In countering woke antisemitism, “we have to start with these sprawling DEI [diversity, equity and inclusion] departments” on campuses, he stressed. And though many Jews would like to blunt leftist antisemitism by getting included as a protected minority, Bernstein said that won’t work. He called DEI a “hard ideology” and referred to a Heritage Foundation study that corelated higher activity by campus diversity directors with more reported antisemitism at their schools. “DEI directors on Twitter [now X] … expressed a more favorable view of China than Israel,” he said.

Also fueling anti-Zionism and antisemitism on campuses is the post-colonial studies identification of Israel as a “settler-colonialist state,” Bernstein said. That label makes opposition to the Jewish state, including terrorism, legitimate and Israeli self-defense criminal. It likewise tars the United States and Canada, for example, and sanctifies “the left’s obsession with Zionism.”

Among steps needed to counter campus hostility to Israel and Jews, Bernstein said, are:

*Big donors making sure their money goes to programs supporting open academic inquiry, not to the schools general funds;

*U.S. government turning up the heat on Qatar “to end the funding for these [Middle East] ‘studies’ programs”;

*Supporting “alternative programs” like the new University of Austin and other campuses that stress traditional liberal arts education over “indoctrination into this ridiculous ideology”; and

*Establishing academic programs within existing universities to exemplify free debate, genuine U.S. pluralism and intellectual rigor.

Old, established U.S. universities “have huge endowments; they aren’t going anywhere,” Bernstein conceded. Many are “really problematic” but “we have to deal with higher education as it is.” 

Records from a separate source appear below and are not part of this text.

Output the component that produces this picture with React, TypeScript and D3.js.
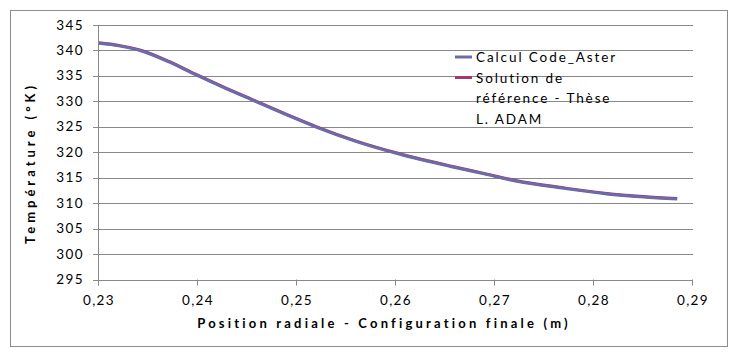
import React from 'react';
import * as d3 from 'd3';

// radial position (m) and temperature (°K)
const positions = [0.2300, 0.2320, 0.2343, 0.2370, 0.2397, 0.2425, 0.2458, 0.2490, 0.2520, 0.2560, 0.2604, 0.2655, 0.2690, 0.2722, 0.2770, 0.2813, 0.2850, 0.2884];
const asterTemps = [341.4, 340.9, 339.9, 337.8, 335.3, 332.8, 330.0, 327.3, 324.9, 322.1, 319.6, 317.2, 315.7, 314.3, 312.9, 311.8, 311.2, 310.8];
const refTemps = [341.5, 341.0, 340.0, 337.9, 335.4, 332.9, 330.1, 327.4, 325.0, 322.2, 319.7, 317.3, 315.8, 314.4, 313.0, 311.9, 311.3, 310.9];
const xTicks = [0.23, 0.24, 0.25, 0.26, 0.27, 0.28, 0.29];
const yTicks = [295, 300, 305, 310, 315, 320, 325, 330, 335, 340, 345];
const seriesNames = ['Calcul Code_Aster', 'Solution de|référence - Thèse|L. ADAM'];
const seriesColors = ['#6B6BAA', '#A33A6E'];

const width = 739;
const height = 358;
const margin = { left: 99, right: 46, top: 25, bottom: 78.5 };

const x = d3.scaleLinear().domain([0.23, 0.29]).range([margin.left, width - margin.right]);
const y = d3.scaleLinear().domain([295, 345]).range([height - margin.bottom, margin.top]);

const fmt = (v: number) => v.toFixed(2).replace('.', ',');
const font = 'Lato, "DejaVu Sans", sans-serif';

const App = () => {
  const line = d3.line<number>()
    .x((d, i) => x(positions[i]))
    .y(d => y(d))
    .curve(d3.curveMonotoneX);

  return (
    <svg width={width} height={height} style={{ position: 'absolute', left: 0, top: 0 }} fontFamily={font}>
      <rect x={0} y={0} width={width} height={height} fill="#fff" />
      <rect x={10.5} y={10.5} width={717} height={336} fill="none" stroke="#8c8c8c" />
      {yTicks.map(t => (
        <g key={t}>
          <line x1={x(0.23) - 6} x2={x(0.29)} y1={Math.round(y(t)) + 0.5} y2={Math.round(y(t)) + 0.5} stroke="#888" />
          <text x={84} y={y(t) + 4.5} textAnchor="end" fontSize={13.5} letterSpacing={1.4} fill="#000">{t}</text>
        </g>
      ))}
      <line x1={x(0.23) - 0.5} x2={x(0.23) - 0.5} y1={y(345)} y2={y(295) + 6} stroke="#888" />
      {xTicks.map(t => (
        <g key={t}>
          <line x1={Math.round(x(t)) - 0.5} x2={Math.round(x(t)) - 0.5} y1={y(295)} y2={y(295) + 6} stroke="#888" />
          <text x={x(t)} y={305} textAnchor="middle" fontSize={13.5} letterSpacing={1.4} fill="#000">{fmt(t)}</text>
        </g>
      ))}
      <path d={line(refTemps) || ''} fill="none" stroke={seriesColors[1]} strokeWidth={3} />
      <path d={line(asterTemps) || ''} fill="none" stroke={seriesColors[0]} strokeWidth={3} />
      <text x={384} y={328} textAnchor="middle" fontSize={13} fontWeight="bold" letterSpacing={3.2}>Position radiale - Configuration finale (m)</text>
      <text transform={`translate(35,163) rotate(-90)`} textAnchor="middle" fontSize={13} fontWeight="bold" letterSpacing={4.0}>Température (°K)</text>
      {seriesNames.map((name, i) => (
        <g key={name}>
          <line x1={455} x2={472} y1={57 + i * 20.5} y2={57 + i * 20.5} stroke={seriesColors[i]} strokeWidth={3} />
          {name.split('|').map((s, j) => (
            <text key={s} x={476} y={62 + i * 20.5 + j * 20.5} fontSize={13.5} letterSpacing={1.9}>{s}</text>
          ))}
        </g>
      ))}
    </svg>
  );
};

export default App;
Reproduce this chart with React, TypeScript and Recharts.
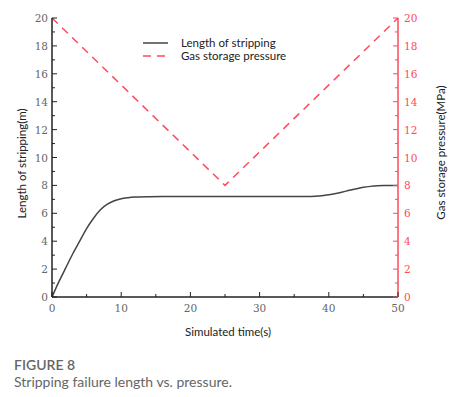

He said the failure of the presidents of Harvard, the University of Pennsylvania and M.I.T. to identify calls for the genocide of Jews as antisemitic and violation of campus speech codes before a congressional hearing on December 6 amounted to “a watershed moment.” Sustaining the attention this brought to the academic “cesspool of indoctrination programs” will advance the long fight to fix American campuses.